After the Genocide: A Book Review of The Scattering by Lauri Kubuitsile

There is little historical fiction addressing any genocide in Africa, but genocides took place.  

There are even fewer books about what comes after a genocide in Africa.  

While The Scattering by Lauri Kubuitsile addresses  the genocide of the Herero in what is now Namibia, it also delves into the after – and what comes after the genocide may be the most bittersweet of all. Nor is the Herero genocide the only backdrop in this story – which is less about labeling good and evil and more about showing how both good and evil can present itself in anyone using the colonial wars in southern Africa at the dawn of the twentieth century as its vehicle.

Tjipuka and Ruhapo were married, and their future was bright, when General von Trotha issued his infamous order that resulted in the decimation of the Herero people.  The Germans occupying what is now Namibia shot Herero, poisoned waterholes in the desert,  and imprisoned Herero and Namaqua people in bleak concentration camps.  

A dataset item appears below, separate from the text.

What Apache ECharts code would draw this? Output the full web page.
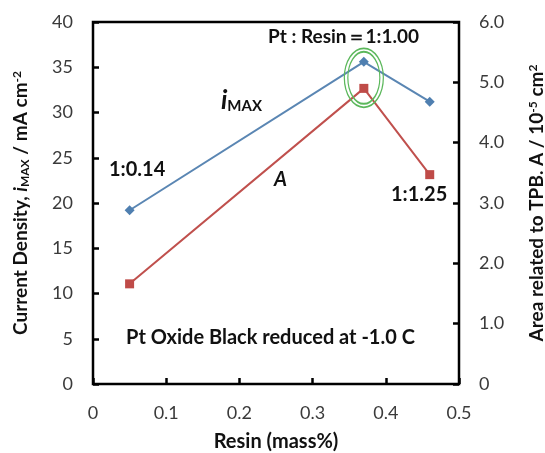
<!DOCTYPE html>
<html>
<head>
<meta charset="utf-8">
<script src="https://cdn.jsdelivr.net/npm/echarts@6/dist/echarts.min.js"></script>
<style>
	html, body { margin: 0; padding: 0; background: #fff; }
	#chart { width: 545px; height: 453px; }
</style>
</head>
<body>
<div id="chart"></div>
<script>
// Resin content (mass%) of the three electrodes
const resinMass = [0.05, 0.37, 0.46];
// Current density i_MAX (mA cm-2), left axis
const currentDensity = [19.2, 35.6, 31.2];
// Area related to TPB, A (10^-5 cm2), right axis
const tpbArea = [1.66, 4.90, 3.47];
// Pt : Resin ratio labels
const ratioLabels = ["1:0.14", "1:1.00", "1:1.25"];

const FONT = "Lato";
const tickColor = "#3a3a3a";

const toPairs = (xs, ys) => xs.map((x, i) => [x, ys[i]]);

const chart = echarts.init(document.getElementById("chart"));

const nameRich = {
	b: { fontFamily: FONT, fontWeight: "bold", fontSize: 19, color: "#111" },
	it: { fontFamily: FONT, fontWeight: "bold", fontStyle: "italic", fontSize: 19, color: "#111" },
	sub: { fontFamily: FONT, fontWeight: "bold", fontSize: 12, color: "#111", verticalAlign: "bottom", padding: [6, 0, 0, 0] },
	sup: { fontFamily: FONT, fontWeight: "bold", fontSize: 12, color: "#111", verticalAlign: "top", padding: [0, 0, 8, 0] }
};

const annotation = (text, left, top, size, extra) => ({
	type: "text",
	left,
	top,
	style: Object.assign({
		text,
		fontFamily: FONT,
		fontWeight: "bold",
		fontSize: size,
		fill: "#111"
	}, extra || {})
});

const tickStyle = { show: true, inside: true, length: 6, lineStyle: { color: "#000", width: 2.5 } };

chart.setOption({
	animation: false,
	backgroundColor: "#fff",
	grid: {
		left: 93,
		right: 86,
		top: 22,
		bottom: 69,
		containLabel: false,
		outerBoundsMode: "none",
		show: true,
		borderColor: "#000",
		borderWidth: 2.5
	},
	xAxis: {
		type: "value",
		min: 0,
		max: 0.5,
		interval: 0.1,
		name: "Resin (mass%)",
		nameLocation: "middle",
		nameGap: 48,
		nameTextStyle: { fontFamily: FONT, fontWeight: "bold", fontSize: 20, color: "#111" },
		axisLine: { show: false },
		axisTick: tickStyle,
		axisLabel: {
			margin: 20,
			fontFamily: FONT,
			fontSize: 18,
			color: tickColor,
			formatter: v => (v === 0 ? "0" : v.toFixed(1))
		},
		splitLine: { show: false }
	},
	yAxis: [
		{
			type: "value",
			position: "left",
			min: 0,
			max: 40,
			interval: 5,
			name: "{b|Current Density, }{it|i}{sub|MAX}{b| / mA cm}{sup|-2}",
			nameLocation: "middle",
			nameRotate: 90,
			nameGap: 62,
			nameTextStyle: { rich: nameRich },
			axisLine: { show: false },
			axisTick: tickStyle,
			axisLabel: { margin: 20, fontFamily: FONT, fontSize: 18, color: tickColor },
			splitLine: { show: false }
		},
		{
			type: "value",
			position: "right",
			min: 0,
			max: 6,
			interval: 1,
			name: "{b|Area related to TPB. A / 10}{sup|-5}{b| cm}{sup|2}",
			nameLocation: "middle",
			nameRotate: 90,
			nameGap: 68,
			nameTextStyle: { rich: nameRich },
			axisLine: { show: false },
			axisTick: tickStyle,
			axisLabel: {
				margin: 20,
				fontFamily: FONT,
				fontSize: 18,
				color: tickColor,
				formatter: v => (v === 0 ? "0" : v.toFixed(1))
			},
			splitLine: { show: false }
		}
	],
	series: [
		{
			name: "iMAX",
			type: "line",
			yAxisIndex: 0,
			data: toPairs(resinMass, currentDensity),
			symbol: "diamond",
			symbolSize: 10,
			lineStyle: { color: "#5a86b3", width: 2 },
			itemStyle: { color: "#4f7fb0" },
			markPoint: {
				symbol: "circle",
				silent: true,
				label: { show: false },
				itemStyle: { color: "rgba(0,0,0,0)", borderColor: "#5cb85c", borderWidth: 1.5 },
				data: [
					{ coord: [resinMass[1], currentDensity[1]], symbolSize: [39, 59], symbolOffset: [0, 16] },
					{ coord: [resinMass[1], currentDensity[1]], symbolSize: [32, 52], symbolOffset: [0, 16] }
				]
			}
		},
		{
			name: "A",
			type: "line",
			yAxisIndex: 1,
			data: toPairs(resinMass, tpbArea),
			symbol: "rect",
			symbolSize: 9,
			lineStyle: { color: "#c0504d", width: 2 },
			itemStyle: { color: "#bf4b48" }
		}
	],
	graphic: [
		annotation("Pt : Resin\uFF1D" + ratioLabels[1], 268, 27, 19),
		annotation(ratioLabels[0], 109, 160, 20),
		annotation(ratioLabels[2], 391, 185, 20),
		annotation("Pt Oxide Black reduced at -1.0 C", 126, 328, 20),
		annotation("A", 274, 170, 20, { fontStyle: "italic" }),
		{
			type: "text",
			left: 221,
			top: 88,
			style: {
				text: "{i|i}{s|MAX}",
				rich: {
					i: { fontFamily: FONT, fontWeight: "bold", fontStyle: "italic", fontSize: 26, fill: "#111", verticalAlign: "bottom" },
					s: { fontFamily: FONT, fontWeight: "bold", fontSize: 15, fill: "#111", verticalAlign: "bottom" }
				}
			}
		}
	]
});
</script>
</body>
</html>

Woven throughout the story of Tjipuka and Ruhapo is the story of Riette, who becomes caught up in the Second Boer War and finds herself in a British Concentration Camp.  

Two women living through the events of their time, rather than the men leading the events, form the core of this book.  And it makes a powerful testament of what those with the least power in society experience; during a genocide, and after.  The answers are not obvious or easy, and history often doesn’t do an adequate job of showing the shades of gray in between the stark black and white of events.